In anticipation of our visit with Urban Street Angels, Trial Lawyers Care put together an Amazon wish list of items and asked AAJ members to donate. The much-needed products on the list ranged from shampoo to shelving units, underwear to pillows and mattresses. When we arrived, some of the Urban Street Angels crew had begun carrying Amazon boxes into the rec room. The pile suggested a decent turnout of items that AAJ members had donated.

The boxes kept coming. Our first task after introductions was to carry the rest of them into the room. There were so many that we formed a chain to pass the boxes from storage to the rec room, which eventually looked like this:

The volunteers broke into teams. Several groups stayed back to open the packages, a task which took hours. Staggering numbers of toiletries came in, which the volunteer teams used to make care packages for the incoming youth.

We put together shelves, deep-cleaned rooms, organized new shirts by size, and laundered stacks of new blankets and sheets. We carried old mattresses to the basement and put newly bought ones on the beds. Some of the residents poked their heads out of the rooms and helped with the overhaul.

As the volunteers’ tasks wound down for the day, the group filtered into the courtyard for a barbecue. It was there that we had moved the care packages to give to the residents. Later, the youth would be able to make their new beds with new sheets and blankets.

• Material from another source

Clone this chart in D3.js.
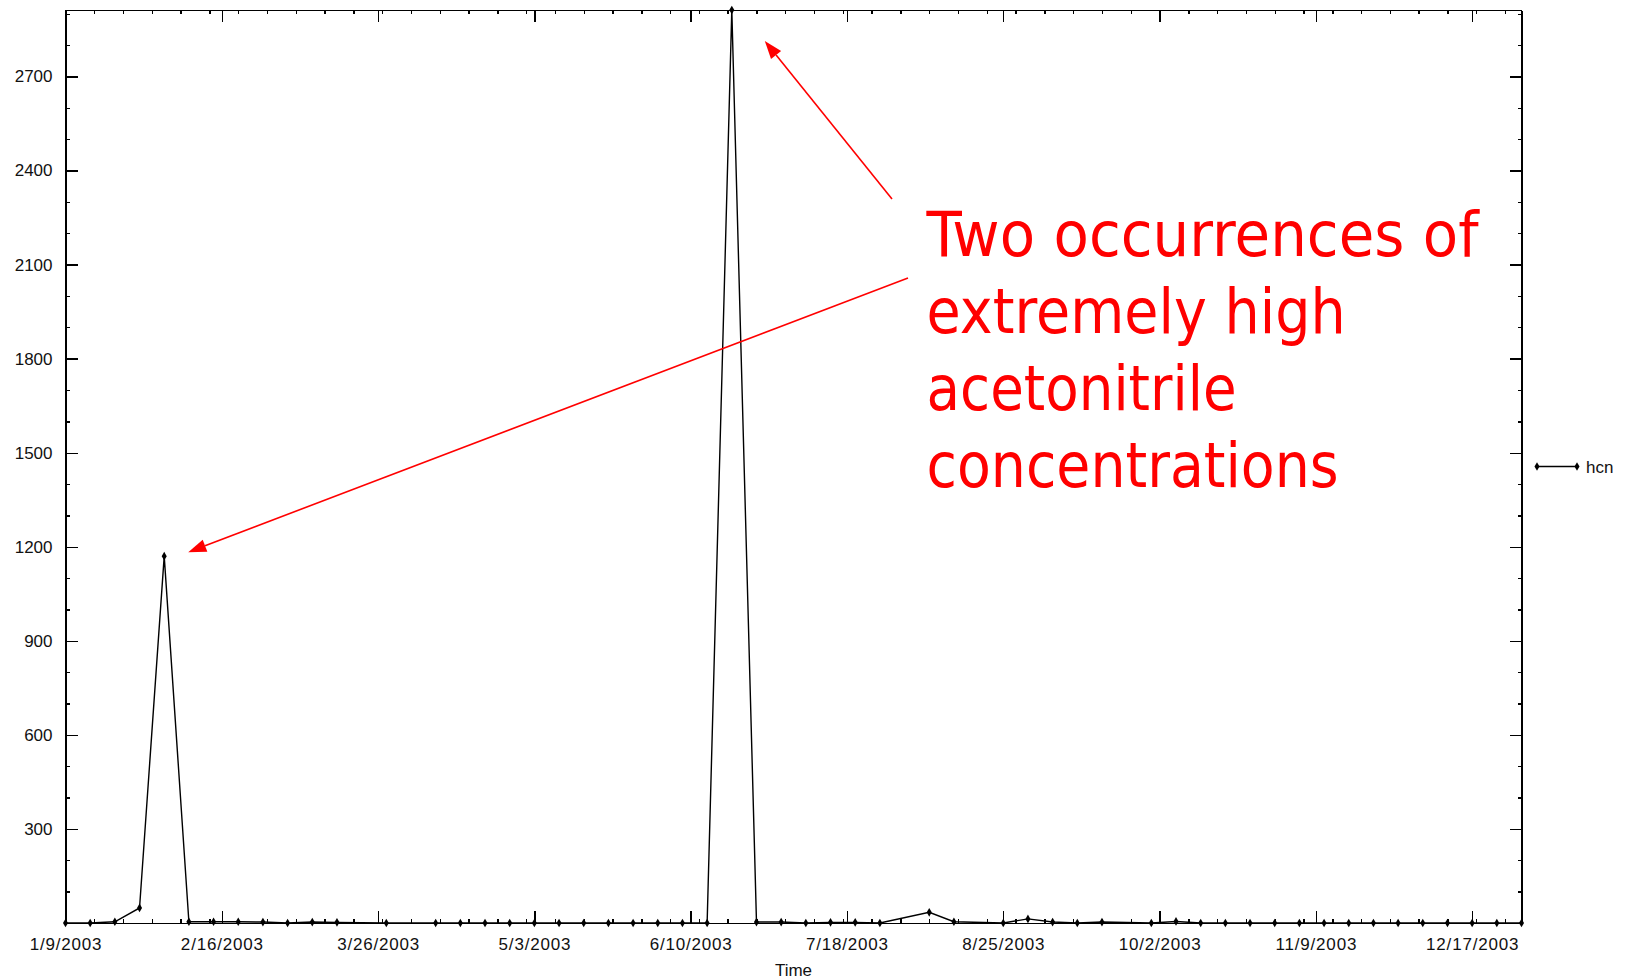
<!DOCTYPE html>
<html>
<head>
<meta charset="utf-8">
<script src="https://cdn.jsdelivr.net/npm/d3@7"></script>
<style>
  html, body { margin: 0; padding: 0; background: #fff; }
  svg { display: block; }
  .axis text { font-family: "Liberation Sans", Arial, sans-serif; font-size: 17px; fill: #111; }
  .axis path, .axis line { stroke: #000; stroke-width: 1.4px; shape-rendering: crispEdges; }
  .x-labels text { letter-spacing: 0.8px; }
</style>
</head>
<body>
<div id="chart"></div>
<script>
// 1-in-6 day samples (some days missing)
const sampleDates = [
  "1/9/2003", "1/15/2003", "1/21/2003", "1/27/2003", "2/2/2003", "2/8/2003",
  "2/14/2003", "2/20/2003", "2/26/2003", "3/4/2003", "3/10/2003", "3/16/2003",
  "3/28/2003", "4/9/2003", "4/15/2003", "4/21/2003", "4/27/2003", "5/3/2003",
  "5/9/2003", "5/15/2003", "5/21/2003", "5/27/2003", "6/2/2003", "6/8/2003",
  "6/14/2003", "6/20/2003", "6/26/2003", "7/2/2003", "7/8/2003", "7/14/2003",
  "7/20/2003", "7/26/2003", "8/7/2003", "8/13/2003", "8/25/2003", "8/31/2003",
  "9/6/2003", "9/12/2003", "9/18/2003", "9/30/2003", "10/6/2003", "10/12/2003",
  "10/18/2003", "10/24/2003", "10/30/2003", "11/5/2003", "11/11/2003", "11/17/2003",
  "11/23/2003", "11/29/2003", "12/5/2003", "12/11/2003", "12/17/2003", "12/23/2003",
  "12/29/2003",
]
const hcnValues = [
  0, 0, 4, 48, 1170, 4,
  4, 4, 3, 0, 3, 2,
  0, 0, 0, 0, 0, 0,
  0, 0, 0, 0, 0, 0,
  0, 2912, 3, 3, 0, 2,
  2, 0, 34, 4, 0, 13,
  3, 0, 3, 0, 5, 0,
  0, 0, 0, 0, 0, 0,
  0, 0, 0, 0, 0, 0,
  0,
]
const xTickLabels = [
  "1/9/2003", "2/16/2003", "3/26/2003", "5/3/2003", "6/10/2003",
  "7/18/2003", "8/25/2003", "10/2/2003", "11/9/2003", "12/17/2003",
]
const yTickValues = [300, 600, 900, 1200, 1500, 1800, 2100, 2400, 2700]
const yMax = 2912
const seriesName = "hcn"
const xAxisTitle = "Time"
const noteLines = [
  "Two occurrences of",
  "extremely high",
  "acetonitrile",
  "concentrations",
]

const drawChart = () => {
  // 1. Get Data
  const parseDate = d3.timeParse("%m/%d/%Y")
  const data = sampleDates.map((d, i) => ({ date: parseDate(d), value: hcnValues[i] }))
  const xAccessor = d => d.date
  const yAccessor = d => d.value

  // 2. Set Dimensions
  const dimensions = {
    width: 1627,
    height: 980,
    margin: { top: 10, right: 105.5, bottom: 57, left: 65.5 },
  }
  dimensions.boundedWidth =
    dimensions.width - dimensions.margin.left - dimensions.margin.right
  dimensions.boundedHeight =
    dimensions.height - dimensions.margin.top - dimensions.margin.bottom

  // 3. Set Scales
  const xScale = d3
    .scaleTime()
    .domain(d3.extent(data, xAccessor))
    .range([0, dimensions.boundedWidth])
  const yScale = d3
    .scaleLinear()
    .domain([0, yMax])
    .range([dimensions.boundedHeight, 0])

  // 4. Draw Graph
  const svg = d3
    .select("#chart")
    .append("svg")
    .attr("width", dimensions.width)
    .attr("height", dimensions.height)
  const bounds = svg
    .append("g")
    .attr("transform", `translate(${dimensions.margin.left},${dimensions.margin.top})`)

  // ticks: major labelled every 38 days, minor every Thursday, all pointing inward
  const majorX = xTickLabels.map(parseDate)
  const minorX = d3.timeThursday.range(
    xScale.domain()[0],
    d3.timeDay.offset(xScale.domain()[1], 1)
  )
  const minorY = d3.range(100, yMax, 100)
  const bw = dimensions.boundedWidth
  const bh = dimensions.boundedHeight

  const addAxis = (gen, transform, showLabels) => {
    const g = bounds.append("g").attr("class", "axis").attr("transform", transform)
    g.call(gen)
    if (!showLabels) g.selectAll("text").remove()
    return g
  }

  addAxis(d3.axisBottom(xScale).tickValues(minorX).tickSize(-4).tickSizeOuter(0), `translate(0,${bh})`, false)
  addAxis(d3.axisTop(xScale).tickValues(minorX).tickSize(-4).tickSizeOuter(0), "translate(0,0)", false)
  addAxis(d3.axisLeft(yScale).tickValues(minorY).tickSize(-4).tickSizeOuter(0), "translate(0,0)", false)
  addAxis(d3.axisRight(yScale).tickValues(minorY).tickSize(-4).tickSizeOuter(0), `translate(${bw},0)`, false)

  addAxis(
    d3.axisBottom(xScale).tickValues(majorX).tickSize(-12).tickSizeOuter(0)
      .tickPadding(15).tickFormat(d3.timeFormat("%-m/%-d/%Y")),
    `translate(0,${bh})`, true
  ).classed("x-labels", true)
  addAxis(d3.axisTop(xScale).tickValues(majorX).tickSize(-12).tickSizeOuter(0), "translate(0,0)", false)
  addAxis(
    d3.axisLeft(yScale).tickValues(yTickValues).tickSize(-12).tickSizeOuter(0)
      .tickPadding(13).tickFormat(d3.format("d")),
    "translate(0,0)", true
  )
  addAxis(d3.axisRight(yScale).tickValues(yTickValues).tickSize(-12).tickSizeOuter(0), `translate(${bw},0)`, false)

  const lineGen = d3
    .line()
    .x(d => xScale(xAccessor(d)))
    .y(d => yScale(yAccessor(d)))
  bounds
    .append("path")
    .datum(data)
    .attr("d", lineGen)
    .attr("fill", "none")
    .attr("stroke", "#000")
    .attr("stroke-width", 1.4)

  const diamond = d3.symbol(d3.symbolDiamond, 22)
  bounds
    .append("g")
    .selectAll("path")
    .data(data)
    .enter()
    .append("path")
    .attr("d", diamond)
    .attr("transform", d => `translate(${xScale(xAccessor(d))},${yScale(yAccessor(d))})`)
    .attr("fill", "#000")

  // 5. Draw Peripherals
  svg
    .append("text")
    .attr("x", dimensions.margin.left + bw / 2)
    .attr("y", 976)
    .attr("text-anchor", "middle")
    .style("font-family", '"Liberation Sans", Arial, sans-serif')
    .style("font-size", "17px")
    .attr("fill", "#111")
    .text(xAxisTitle)

  // legend
  const legend = svg.append("g").attr("transform", "translate(1537,466.5)")
  legend.append("line").attr("x1", 0).attr("x2", 40).attr("stroke", "#000").attr("stroke-width", 1.4)
  legend
    .selectAll("path")
    .data([0, 40])
    .enter()
    .append("path")
    .attr("d", diamond)
    .attr("transform", d => `translate(${d},0)`)
  legend
    .append("text")
    .attr("x", 49)
    .attr("y", 6.5)
    .style("font-family", '"Liberation Sans", Arial, sans-serif')
    .style("font-size", "17px")
    .attr("fill", "#111")
    .text(seriesName)

  // red note, DejaVu Sans squeezed to the Tahoma line widths of the original
  const noteWidths = [552, 419, 310, 412]
  const note = svg.append("g").attr("transform", "translate(926.6,256.3)")
  note
    .selectAll("text")
    .data(noteLines)
    .enter()
    .append("text")
    .attr("y", (d, i) => i * 77)
    .attr("textLength", (d, i) => noteWidths[i])
    .attr("lengthAdjust", "spacingAndGlyphs")
    .style("font-family", '"DejaVu Sans", Verdana, sans-serif')
    .style("font-size", "62.7px")
    .attr("fill", "#ff0000")
    .text(d => d)

  // arrows pointing at the two peaks
  const peaks = data.filter(d => d.value > 1000)
  const toPage = d => [
    dimensions.margin.left + xScale(xAccessor(d)),
    dimensions.margin.top + yScale(yAccessor(d)),
  ]
  const p1 = toPage(peaks[0])
  const p2 = toPage(peaks[1])
  const arrows = [
    { from: [892, 199], to: [p2[0] + 33, p2[1] + 31] },
    { from: [908, 278], to: [p1[0] + 24, p1[1] - 4] },
  ]
  const headLen = 18
  const headHalf = 6.5
  arrows.forEach(({ from, to }) => {
    const dx = to[0] - from[0]
    const dy = to[1] - from[1]
    const len = Math.hypot(dx, dy)
    const ux = dx / len
    const uy = dy / len
    const bx = to[0] - ux * headLen
    const by = to[1] - uy * headLen
    svg
      .append("line")
      .attr("x1", from[0])
      .attr("y1", from[1])
      .attr("x2", bx)
      .attr("y2", by)
      .attr("stroke", "#ff0000")
      .attr("stroke-width", 1.6)
    svg
      .append("polygon")
      .attr("points", [
        to,
        [bx - uy * headHalf, by + ux * headHalf],
        [bx + uy * headHalf, by - ux * headHalf],
      ].map(p => p.join(",")).join(" "))
      .attr("fill", "#ff0000")
  })
}

drawChart()
</script>
</body>
</html>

This past weekend, AAJ members tackled two projects that made an impactful difference. And they are just two of a long list of organizations and campaigns that Trial Lawyers Care has founded, spearheaded, or stepped in to help over the past 18 years. Here are a few others:

  • Camp Rainbow, a camp dedicated to Mississippi’s pediatric cancer patients and survivors
  • School supply drive for Hurricane Harvey victims, spearheaded by Karen Beyea-Schroeder
  • End Distracted Driving, founded by Joel Feldman of Anapol Weiss
  • Project KidSafe, founded by Breakstone, White & Gluck
  • Operation Helping Hands, founded by Kim Valentine of Valentine Law Group

I, like many others, see trial lawyers as the first line of defense for people who have fallen victim to a preventable catastrophe. They were the kids in grade school who stood between classmates and their bullies. They made careers out of standing up to those who have acted wrongly. But instead of stopping there, the largest trial lawyer organization in the country has now built a team of attorneys who are committed to “doing well by doing good.” They don’t have to do it, but they choose to use some of their spare time to give back to the communities they protect.